In the interest of transparency, I'll admit that the size of the article daunted me. My wife told me once that my ego is tied to my integrity. That is to say, if I think I can do more, I will do more. Not because I want to preen my feathers, but because I cannot rest if I believe I did even slightly less than what I knew I was capable of.
When the time came to write the first draft of the Select and, over this week, revise it in anticipation of publishing it, I let it consume my life. I wondered several times (a minute) if it would be worthwhile. The Internet becomes increasingly unfriendly toward long-form, written content by the day. Was I wasting my time by writing a novel-length feature? Would anyone care?
I'm glad some people do.
Structure
Although narrative-style content is my forte, I decided against writing the entirety of Doom: THaB in that style. For one, I did not have the bandwidth for it. This project kicked into high gear when I was in the middle of meeting a tight deadline to get a manuscript to a publisher, so formatting some chapters as interviews took some of the load off.
For another, I'm a firm believer in switching up styles. Long reads are... well, long. Switching up attributes of the writing such as perspective and structure keeps readers engaged if done properly—don't, for example, reboot a slasher-horror franchise like Friday the 13th and turn it into a Victorian romance—so I considered which sections worked better as interviews and framed them that way.
One of my priorities in writing this feature was to incorporate video content. While coordinating interviews with Hugo and Marty for GDC, I asked our PR facilitators if we could talk in a space suitable for capturing video. Shack's main video editor, Greg, was being pulled in all directions that week, so Asif Khan, Shack's CEO and my boss, was kind enough to get his hands on one of the company's professional-grade cameras and record the interview.

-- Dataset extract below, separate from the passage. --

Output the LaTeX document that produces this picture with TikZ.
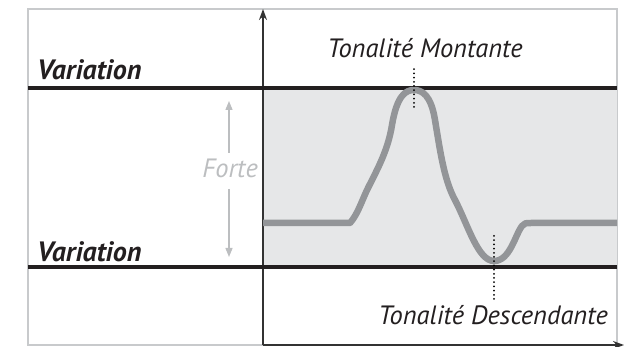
\documentclass[tikz,border=0pt]{standalone}
\usepackage{fontspec}
\setmainfont{PT Sans}
\usetikzlibrary{arrows.meta}
\definecolor{BandGray}{HTML}{E6E7E8}
\definecolor{CurveGray}{HTML}{939598}
\definecolor{ForteGray}{HTML}{BCBEC0}
\definecolor{FrameGray}{HTML}{C8CACC}
\definecolor{InkBlack}{HTML}{231F20}

\begin{document}
\begin{tikzpicture}[
        x=1pt, y=-1pt,
        font=\itshape\fontsize{26.5}{30}\selectfont,
        cadre/.style={line width=1.2pt, FrameGray},
        axe/.style={-{Stealth[length=11pt, width=8pt]}, line width=1.4pt, black!80},
        borne/.style={line width=4pt, InkBlack},
        courbe/.style={line width=6.5pt, CurveGray, line join=round},
        repere/.style={line width=2pt, line cap=round, dash pattern=on 0pt off 4.2pt, black},
        fleche/.style={-{Triangle[length=9pt, width=7pt]}, line width=1.4pt, ForteGray},
        lbl/.style={inner sep=0pt, text=InkBlack},
        boldlbl/.style={lbl, font=\bfseries\itshape\fontsize{28}{32}\selectfont},
      ]
        \useasboundingbox (0,0) rectangle (625,347);
        \def\Xo{263}\def\Xr{617}\def\Yt{88}\def\Yb{267}
        % ---- cadre ----
        \draw[cadre] (28,9) rectangle (\Xr,345);
        % ---- bande grise ----
        \fill[BandGray] (\Xo,\Yt) rectangle (\Xr,\Yb);
        % ---- axes ----
        \coordinate (O) at (\Xo,345);
        \coordinate (ytip) at (\Xo,9);
        \coordinate (xtip) at (624,345);
        \draw[axe] (O) -- (ytip);
        \draw[axe] (O) -- (xtip);
        % ---- limites de variation ----
        \coordinate (hl) at (28,\Yt); \coordinate (hr) at (\Xr,\Yt);
        \coordinate (bl) at (28,\Yb); \coordinate (br) at (\Xr,\Yb);
        \draw[borne] (hl) -- (hr);
        \draw[borne] (bl) -- (br);
        \node[boldlbl, anchor=base west] (vhaut) at (37,80) {Variation};
        \node[boldlbl, anchor=base west] (vbas) at (37,262) {Variation};
        % ---- courbe de tonalite ----
        \draw[courbe] (\Xo,223) -- (350,223)
          .. controls (358,214) and (362,200) .. (368,188)
          .. controls (378,168) and (388,150) .. (392,125)
          .. controls (397,95) and (406,90) .. (414,90)
          .. controls (422,90) and (431,95) .. (435,120)
          .. controls (440,150) and (444,180) .. (455,200)
          .. controls (468,225) and (478,261) .. (494,261)
          .. controls (510,261) and (515,235) .. (522,226)
          .. controls (524,223) and (526,223) .. (531,223)
          -- (\Xr,223);
        % ---- reperes pointilles ----
        \coordinate (pic) at (414,107); \coordinate (creux) at (494,236);
        \node[lbl, anchor=base] (montante) at (425,58) {Tonalité Montante};
        \node[lbl, anchor=base east] (descendante) at (608,325) {Tonalité Descendante};
        \draw[repere] (pic) -- (414,66);
        \draw[repere] (creux) -- (494,299);
        % ---- forte ----
        \node[lbl, text=ForteGray, anchor=base east] (forte) at (258,178) {Forte};
        \coordinate (fh) at (229,101); \coordinate (fb) at (229,257);
        \draw[fleche] (229,153) -- (fh);
        \draw[fleche] (229,189) -- (fb);
      \end{tikzpicture}
\end{document}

Once we were back home, I went through the raw footage and time-stamped every topic. Then I passed the time stamps on to Greg, and he spliced in gameplay footage to create videos. I'm immensely thankful to Asif and Greg for their help. This was my first time integrating so much multimedia into my written content, and it came out beautifully.
Conclusion
I'm so proud of how Doom: To Hell and Back turned out. I had great conversions with Hugo, Marty, John Romero, and the numerous modders who gave of their time to answer my questions; Asif and Greg's video work makes the feature pop; and Steve Watts, my editor-in-chief, worked with me on revisions that tightened every loose screw. I hope you enjoy the feature/book/book-length feature. It was a pleasure and an honor to write.